1.    A Desirable and Feasible Vision.  Vision is a picture or mental image of a desired future reality. Leaders must become good at communicating a desired future reality of what they hope to accomplish. The vision must include a grand picture of the whole organization and individual snapshots of how every person's contribution makes a difference. The vision must be dosed in big and small ways, through presentations from the front and a thousand daily conversations. Every dose of vision communication must pass the desirability and feasibility test. Does your vision inspire others and pull them forward? Does this picture for the future sound reasonable? Does it sound plausible? Hope is always future-oriented. You must verbally and in written form point your people consistently toward a desirable and feasible future reality--and communicate often how their part matters along the way.

2.    Consistent Uplifting Communication.  A leader cannot only communicate vision once but must continually communicate vision, including notable progress along the way. No leader has absolute control over the future. And yet, every day, a leader must make good use of the resources allotted to them and apply them so that the desired future takes a step closer to reality. Every leader is in the business of change. If change is not required, then leadership is not required. Many are qualified to manage the status quo at an acceptable level. Leadership requires influence at a different level. 

 The currency of change leadership primarily consists of your voice and presence. A leader's ability to manifest and multiply their voice and presence is critical to instilling hope. Voice includes the words and the mediums one uses to communicate vision and infuse hope. I recently read that no encounter is truly neutral--either you affirm or deprive someone or something within that opportunity. This is true of every email and voicemail a leader sends. This is true of every platform of communication. This is also true of every casual encounter in the hallways or over a meal. A leader's words are always leveraged because of their title and position. Therefore, one must steward their words well. Are you bringing words of encouragement (literally infusing courage)? Are you affirming that team or person for their part in making the vision a reality? Even when you are making corrections, are you doing so in ways that help people see a pathway forward? Are you laying a foundation of trust and confident expectation? Are you dispensing hope through your words?

A leader always carries a sense of presence with them and around them. A leader's presence comprises the space they take up and the space they create. Again, a leader has presence because of their natural authority. People pay attention when the leader enters a room. Are you aware of the natural space you take up when encountering an individual, your team, or any other group of stakeholders? Will you use your natural authority to create space for others? To allow them to communicate their needs? To speak into the reality of the vision today and where they may feel stuck? Does your presence communicate warmth, approachability, genuine interest, and curiosity? Or do others experience you as detached, distracted, and uninterested? Use your voice and presence to remind each person and team that they matter and that what they do is vitally important to accomplishing the vision. And tell them stories along the way that demonstrate steps of progress toward the fulfillment of the vision—and bring hope.

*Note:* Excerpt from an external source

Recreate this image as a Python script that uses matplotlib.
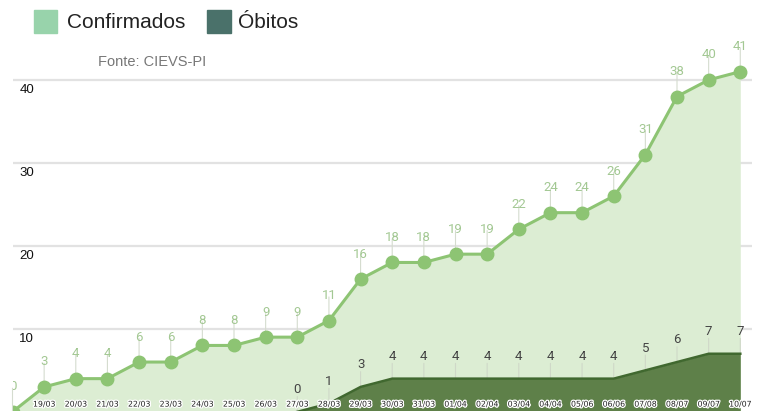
import numpy as np
import matplotlib
matplotlib.use("Agg")
import matplotlib.pyplot as plt
import matplotlib.patheffects as pe
from matplotlib.patches import Rectangle

# dados
datas = ["19/03", "20/03", "21/03", "22/03", "23/03", "24/03", "25/03", "26/03",
         "27/03", "28/03", "29/03", "30/03", "31/03", "01/04", "02/04", "03/04",
         "04/04", "05/06", "06/06", "07/08", "08/07", "09/07", "10/07"]
confirmados = [0, 3, 4, 4, 6, 6, 8, 8, 9, 9, 11, 16, 18, 18, 19, 19, 22, 24, 24,
               26, 31, 38, 40, 41]
obitos = [0, 1, 3, 4, 4, 4, 4, 4, 4, 4, 4, 5, 6, 7, 7]
inicio_obitos = 9  # posição de 27/03
yticks = [10, 20, 30, 40]

W, H = 759, 411
fig = plt.figure(figsize=(W / 100, H / 100), dpi=100)
ax = fig.add_axes([12.5 / W, 0, (752 - 12.5) / W, 1])

x_conf = np.arange(len(confirmados))
x_ob = np.arange(inicio_obitos, inicio_obitos + len(obitos))

verde = "#8dc473"
ax.fill_between(x_conf, confirmados, 0, color="#dcedd3", zorder=1, lw=0)
ax.plot(x_conf, confirmados, color=verde, lw=2.2, zorder=4,
        marker="o", ms=9, mec=verde, mfc=verde, solid_joinstyle="round")

ax.fill_between(x_ob, obitos, 0, color="#5e8049", zorder=3, lw=0)
ax.plot(x_ob, obitos, color="#40682f", lw=1.8, zorder=3)

for y in yticks:
    ax.axhline(y, color="#e2e2e2", lw=1.6, zorder=0.5)
    ax.annotate(str(y), (0, y), xycoords=("axes fraction", "data"),
                xytext=(5, -3), textcoords="offset points", ha="left", va="top",
                fontsize=9.5, color="#111111", family="Liberation Sans")

# rótulos dos valores
for xi, v in zip(x_conf, confirmados):
    ax.annotate("", (xi, v), xytext=(0, 17), textcoords="offset points",
                arrowprops=dict(arrowstyle="-", color="#d5dccf", lw=0.8,
                                shrinkA=0, shrinkB=0), zorder=2,
                annotation_clip=False, clip_on=True)
    ax.annotate(str(v), (xi, v), xytext=(0, 18), textcoords="offset points",
                ha="center", va="center", fontsize=9.5, color="#a3c893",
                family="Roboto", zorder=5, annotation_clip=False, clip_on=True)

for xi, v in zip(x_ob, obitos):
    ax.annotate("", (xi, v), xytext=(0, 11), textcoords="offset points",
                arrowprops=dict(arrowstyle="-", color="#cfd8c8", lw=0.8,
                                shrinkA=0, shrinkB=0), zorder=2,
                annotation_clip=False)
    ax.annotate(str(v), (xi, v), xytext=(0, 16), textcoords="offset points",
                ha="center", va="center", fontsize=9.5, color="#444444",
                family="Roboto", zorder=5, annotation_clip=False)

# rótulos das datas
for xi, d in zip(x_conf[1:], datas):
    ax.annotate(d, (xi, 0), xycoords=("data", "axes fraction"),
                xytext=(0, 5), textcoords="offset points", ha="center",
                va="center", fontsize=5.6, color="#222222",
                family="DejaVu Sans", annotation_clip=False, zorder=6,
                path_effects=[pe.withStroke(linewidth=1.8, foreground="white")])

ax.set_xlim(0, 23.37)
ax.set_ylim(0.1, 49.63)
ax.axis("off")

# legenda
def px(x, y):
    return x / W, 1 - y / H

fig.add_artist(Rectangle(px(34, 33), 23 / W, 23 / H, color="#98d3ab",
                         transform=fig.transFigure))
fig.text(*px(67, 23), "Confirmados", fontsize=15, va="center", ha="left",
         color="#222222", family="Liberation Sans")
fig.add_artist(Rectangle(px(207, 33), 24 / W, 23 / H, color="#4a716a",
                         transform=fig.transFigure))
fig.text(*px(238, 23), "Óbitos", fontsize=15, va="center", ha="left",
         color="#222222", family="Liberation Sans")
fig.text(*px(98, 62), "Fonte: CIEVS-PI", fontsize=10.5, va="center", ha="left",
         color="#777777", family="Liberation Sans")

fig.savefig("out.png", dpi=100)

3.     Capacity Promises Delivered.  For hope to feel real and plausible, a leader must make incremental promises and deliver on them. Again, no leader can guarantee the fulfillment of the stated vision. But every leader can deliver on those things that help fuel the vision and make it feasible. Almost always, these deliverables will revolve around building capacity. The two most important capacity promises a leader can execute toward fulfilling the vision are people development and resource acquisition. Every person under a leader's watch desires to see a pathway for becoming better at what they do and the possibility for advancement. Capacity is a person's potential, suitability, and ability to execute and move things forward. While I believe that every person has a built-in limit to their capacity to lead at different levels of influence and scope, you can grow an individual's potential, suitability, and ability to execute their best contribution. When people experience personal growth, their motivation, ownership, and goodwill increase. This adds real power toward fulfilling the organizational mission and vision. When you think of delivering on a promise of adequate resources, you think about tools, processes, and funding. These are daily necessities for accomplishing the vision. It is up to every leader to determine those resource needs for what they lead and to do all they can to acquire those resources so that the people can do their jobs well. Delivering regularly on people development and resources builds the capacity to realize the vision. It also fuels and sustains real hope.

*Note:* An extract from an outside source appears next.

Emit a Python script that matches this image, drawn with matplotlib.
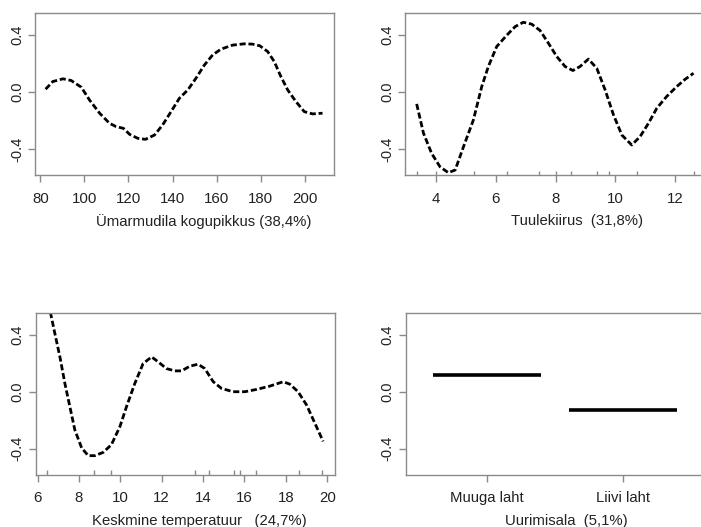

4.     A Sure and Steady Center.  I mentioned earlier that hope relies on a strong center. Trust is necessary for hope to be communicated, built, and sustained. The daily actions of leaders are core to this hope building process. But what keeps this leadership process from being empty, meaningless, or manipulative? It is the leader's governing center. That governing center reveals the leader's motives. Why does a leader lead? What do they see as the primary purpose and outcome of their leadership? What is the governing bridge between their beliefs, words, and actions? People see right through leaders over time. Every leader has personal gaps. But what do leaders do when the gaps become exposed? Followers are gracious. They always want to give a leader a second chance. How a leader handles their leadership gaps is critical to a follower's ability to extend trust and maintain hope in the direction a leader espouses. Remember that trust is the resource a follower extends to you. It is painstakingly and intentionally built--and easily lost. Character and personal convictions are the building blocks of trust. The apostle Paul has much to say about hope and its growth and source. In Romans 5:3-5, Paul tells us plainly that suffering produces endurance, which produces character, which yields hope. In the same passage, he also reminds us that we can be secure in the love of Christ for us revealed through the presence of the Holy Spirit in us. In 2 Corinthians 1:7, Paul illustrates what dealing in hope looks like. Once again, the context is suffering and affliction. As Paul addresses this audience, he declares that his hope in the Corinthians is unshaken. He is stating for their benefit that he is confident and expectant that they will continue in their followership of Jesus. He is dispensing hope to them about their future. Finally, Paul states an eloquent truth as he writes to the church at Colossae. The context is one of affliction and suffering again. Paul points them to the reality of the relationship the Colossians have in Christ himself, "Christ in you, the hope of glory." (Col. 1:27)

P.S. The best pathway for a leader to grow in their sense of hope is gratitude. It isn't easy not to be hopeful about things you are thankful for, even if by faith!